The total derivative of $f(t,x,y)$  with respect to $t$ is
$$
\frac{df}{dt}=\frac{\partial f}{\partial t}+\frac{\partial f}{\partial x}\frac{dx}{dt}+\frac{\partial f}{\partial y}\frac{dy}{dt}
$$
while the partial derivative of $f(t,x,y)$ with respect to $t$, holds $x$ and $y$ constant, and is $\frac{\partial f}{\partial t}$.
I am interested in an intermediary derivative that, say only holds $x$ constant, and is equal to
$$
\frac{df}{dt}=\frac{\partial f}{\partial t}+0+\frac{\partial f}{\partial y}\frac{dy}{dt}
$$
Is there any notation I can use for this kind of derivative?
 A: I am writing this answer since I believe that too many beginners overrate the concept of total derivative. In mathematics we differentiate functions, not "variables". When the OP wrote
$$
\frac{df}{dt}=\frac{\partial f}{\partial t}+\frac{\partial f}{\partial x}\frac{dx}{dt}+\frac{\partial f}{\partial y}\frac{dy}{dt},
$$
he used the symbol $f$ with at least two different meanings. 
In the left-hand side $f$ is understood as a function of a single (real) variable. In the right-hand side, $f$ is thought of as a function of three (real) variables. This identity is what we call an abuse of notation. 

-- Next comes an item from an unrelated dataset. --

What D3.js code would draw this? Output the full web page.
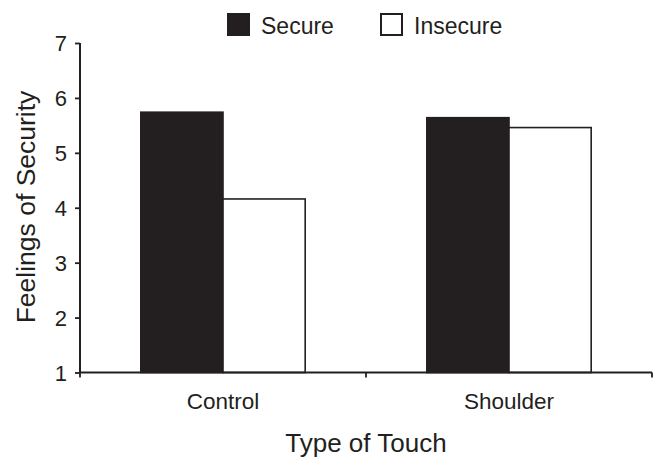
<!DOCTYPE html>
<html>
<head>
<meta charset="utf-8">
<script src="https://cdn.jsdelivr.net/npm/d3@7"></script>
<style>
  body { margin: 0; background: #fff; }
  svg { display: block; }
  text { font-family: "Liberation Sans", Arial, sans-serif; fill: #231f20; }
</style>
</head>
<body>
<svg id="chart" width="656" height="463"></svg>
<script>
const categories = ["Control", "Shoulder"];
const seriesNames = ["Secure", "Insecure"];
const secureValues = [5.74, 5.64];
const insecureValues = [4.16, 5.46];
const yTicks = [1, 2, 3, 4, 5, 6, 7];

const ink = "#231f20";
const fills = { Secure: ink, Insecure: "#ffffff" };
const svg = d3.select("#chart");

const x0 = d3.scaleBand().domain(categories).range([80, 652]).padding(0);
const x1 = d3.scaleBand().domain(seriesNames).range([0, x0.bandwidth()]).paddingInner(0).paddingOuter(0.74);
const y = d3.scaleLinear().domain([1, 7]).range([372.5, 43]);

const data = categories.map((c, i) => ({
  cat: c,
  vals: [{ s: "Secure", v: secureValues[i] }, { s: "Insecure", v: insecureValues[i] }]
}));

// bars
const groups = svg.selectAll("g.grp").data(data).enter().append("g")
  .attr("class", "grp")
  .attr("transform", d => `translate(${x0(d.cat)},0)`);
groups.selectAll("rect").data(d => d.vals).enter().append("rect")
  .attr("x", d => x1(d.s))
  .attr("y", d => y(d.v))
  .attr("width", x1.bandwidth())
  .attr("height", d => y(1) - y(d.v))
  .attr("fill", d => fills[d.s])
  .attr("stroke", ink)
  .attr("stroke-width", 1.6);

// y axis
const yAxis = svg.append("g").attr("transform", "translate(80,0)")
  .call(d3.axisLeft(y).tickValues(yTicks).tickFormat(d3.format("d")).tickSize(5).tickPadding(8));
yAxis.select(".domain").attr("stroke", ink).attr("stroke-width", 2).attr("d", `M0,${y(7)}V${y(1)}`);
yAxis.selectAll(".tick line").attr("stroke", ink).attr("stroke-width", 1.8);
yAxis.selectAll(".tick text").attr("font-size", 22).attr("fill", ink)
  .attr("font-family", '"Liberation Sans", Arial, sans-serif').attr("dy", "0.36em");

// x axis
const xAxis = svg.append("g").attr("transform", `translate(0,${y(1)})`);
xAxis.append("line").attr("x1", 80).attr("x2", 652).attr("y1", 0).attr("y2", 0)
  .attr("stroke", ink).attr("stroke-width", 2);
const xBoundaries = [x0(categories[0]), x0(categories[1]), x0(categories[1]) + x0.bandwidth()];
xAxis.selectAll("line.tk").data(xBoundaries).enter().append("line")
  .attr("class", "tk")
  .attr("x1", d => d).attr("x2", d => d).attr("y1", 0).attr("y2", 5)
  .attr("stroke", ink).attr("stroke-width", 1.8);
xAxis.selectAll("text.cat").data(categories).enter().append("text")
  .attr("class", "cat")
  .attr("x", d => x0(d) + x0.bandwidth() / 2)
  .attr("y", 36)
  .attr("text-anchor", "middle")
  .attr("font-size", 22.5)
  .text(d => d);

// axis titles
svg.append("text")
  .attr("x", 366).attr("y", 452)
  .attr("text-anchor", "middle")
  .attr("font-size", 26)
  .text("Type of Touch");
svg.append("text")
  .attr("transform", "translate(35,207) rotate(-90)")
  .attr("text-anchor", "middle")
  .attr("font-size", 26.5)
  .text("Feelings of Security");

// legend
const legendX = [227, 380];
const leg = svg.selectAll("g.leg").data(seriesNames).enter().append("g")
  .attr("class", "leg")
  .attr("transform", (d, i) => `translate(${legendX[i]},13)`);
leg.append("rect")
  .attr("x", 1).attr("y", 1).attr("width", 21).attr("height", 21)
  .attr("fill", d => fills[d]).attr("stroke", ink).attr("stroke-width", 2);
leg.append("text")
  .attr("x", 34).attr("y", 20.5)
  .attr("font-size", 23)
  .text(d => d);
</script>
</body>
</html>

Moreover, the so-called total derivative is essentially a ghost: it is a notation for lazy people who do not want to be rigorous and write

let $x=x(t)$, $y=y(t)$ be two (differentiable) functions, and let $f \colon \mathbb{R}^3 \to \mathbb{R}$ be a differentiable function. If $g(t)=f(t,x(t),y(t))$, then $$g'(t) = \frac{\partial f}{\partial t} + \frac{\partial f}{\partial x} x'(t)+\frac{\partial f}{\partial y}y'(t).$$

The total derivative is just the chain rule for lazy people, so to say. If we want to fix one variable, say $x$, and differentiate $h(t)=f(t,x,y(t))$, we'd rather state it clearly to avoid any misunderstanding.